In the 60’s in CA most everybody had a concrete trash incinerator in the back yard. Dumps burned waste too.
‘If home schooling produces kids as judgmental as you are that tells me all that I want to know about it.’
That’s really up to the parents and what values they instill into their kids. Pretty much impossible, though, if they go to public schools...as the schools almost always win.
Unless you are in a condo association with a liberal who insists on reprimanding other owners who don't bother to recycle. This woman would go through the dumpster identifying things that someone didn't recycle and then complain at the board meetings.
It wasn't the most disruptive thing she did.
They should focus exclusively on metal. Paper, plastic, and virtually everything else other than glass are carbon based. Were better off putting carbon in the landfills. Its really a form of carbon sequestration.
for later
Yes, I’m sure there are folks out there like that. No doubt about it, and I’m sorry you had to deal with that.
I think that’s where we are headed with the Climate Change folks too.
There are many YouTube videos addressing electric vehicles, solar and wind energy. The people who put those out are many times folks who have gone over the cliff with regard to Climate Change.
Boy, if you aren’t on board yet, you’re like the scum of humanity.
These are otherwise decent people (well maybe not, just giving them the benefit of the doubt), but they are just Loony Tunes on this issue.
During my childhood up until after college we would collect those bottle from the bar-ditches take them to any store get 2 to 5 cents from the cashier then buy candy and later gas.
>>Any person DEMENTED enough to sent their kids to public schools is not worth my time, as they obviously dont care about what their kids become.<<
That is a deeply unfair statement. Few people, including FReepers, have the wherewithal to home school or send to private schools.
The best bulwark people have against the indoctrination centers known as publik skool is to instill good values into their children and be actively engaged in their lives while LIVING those values.
Bookmarking your books for later.
Yep, didn’t we all...
This^^^
No kidding. What an arrogant, elitist thing to say. You should loan him your FReep name.
The stuff that is actually valuable to recycle should be easy to sort out.
https://www.youtube.com/watch?v=UBcnp37VjY8
Shred the load, then sort by ferrous metals, then go for a density sort to get the non-ferrous metal and/ or glass. Burn the rest.
Holier than thou home schooling attitudes sound like liberal elitist crap.
When we had the ranch, we had a square hole in the ground about 14’ by 14’ and about 12’ deep, with a narrow sloping chute from ground level to the bottom of the pit, for makeup air.
On the bottom we layered old logs, limbs, crap that burned and then filled it with trash/garbage, old paint cans, old AL furniture, anything that would either burn or melt. Before the match was applied, we’d stack another wood layer on top, apply a little diesel, and light her off.
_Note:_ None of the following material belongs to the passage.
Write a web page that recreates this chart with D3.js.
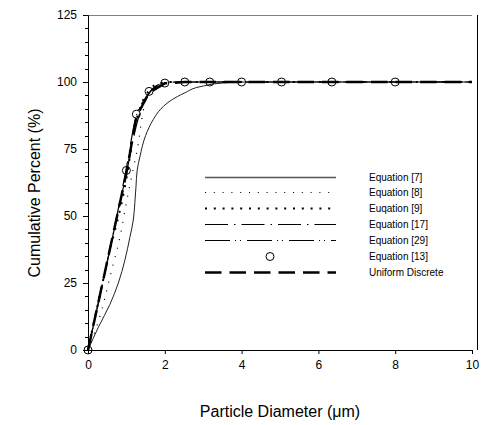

For the first hour or so we’d get some smoke, but after the fires really got going, the flames turned incandescent and smokeless, the heat so intense you had to shield your face at fifty feet. 48 hours later you had, maybe, a foot of ash and debris. We did this every spring. We never made a trash run!
If recycling made economic sense, people and companies would gather it from homes and businesses for free. That’s done here in Florida for metals, especially aluminum. This is why I don’t bother recycling.
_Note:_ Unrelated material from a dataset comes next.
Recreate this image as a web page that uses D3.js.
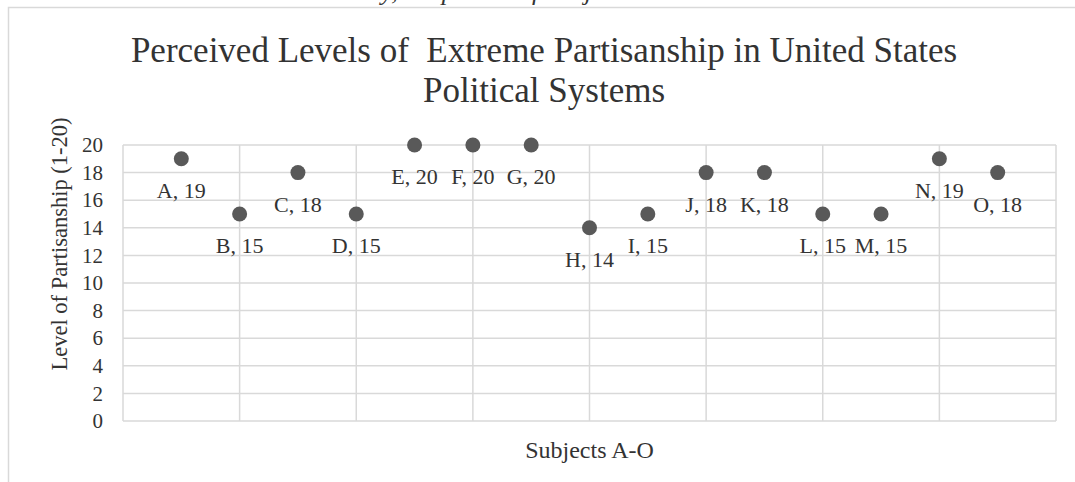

Geez, hot enough to incinerate everything, even algore’s carbon footprint.
...I refuse to spend a buck replacing something that can be repaired.*************************
Me, too. I repair everything even appliances as long as I can lift it. Clothes, shoes, rugs, walls, ...everything. Oh, well, there is one exception. When my toothbrush gets down to about 3/8 of an inch in bristle size, I call it quits. It is a wonderful challenge to repair stuff from China and, frankly, quite futile actually. So, when I do buy something “new”to do an old job, I go to auctions and by thick pots, rugs, chairs, tables, etc from them. My car and truck are 20 years old and they are still going even at current highway speeds. I love my truck and car...I don’t even want a new one. But I have to admit the seat on the Honda is getting hard as a rock....so you know, I just added a nice soft cushion! Ha. Have to take the dash apart as soon as the weather is good for a guaranteed three days...got to find some lose wires or something. No AC, no heat, no fan...you know...not good!
I looked a bit further, and found the following:
https://bizfluent.com/facts-5731899-chemicals-used-paper-recycling-mills.html
Soap to remove ink, hydrogen peroxide (bleaching agent), sodium hydrosulphite (bleaching agent), and bleach.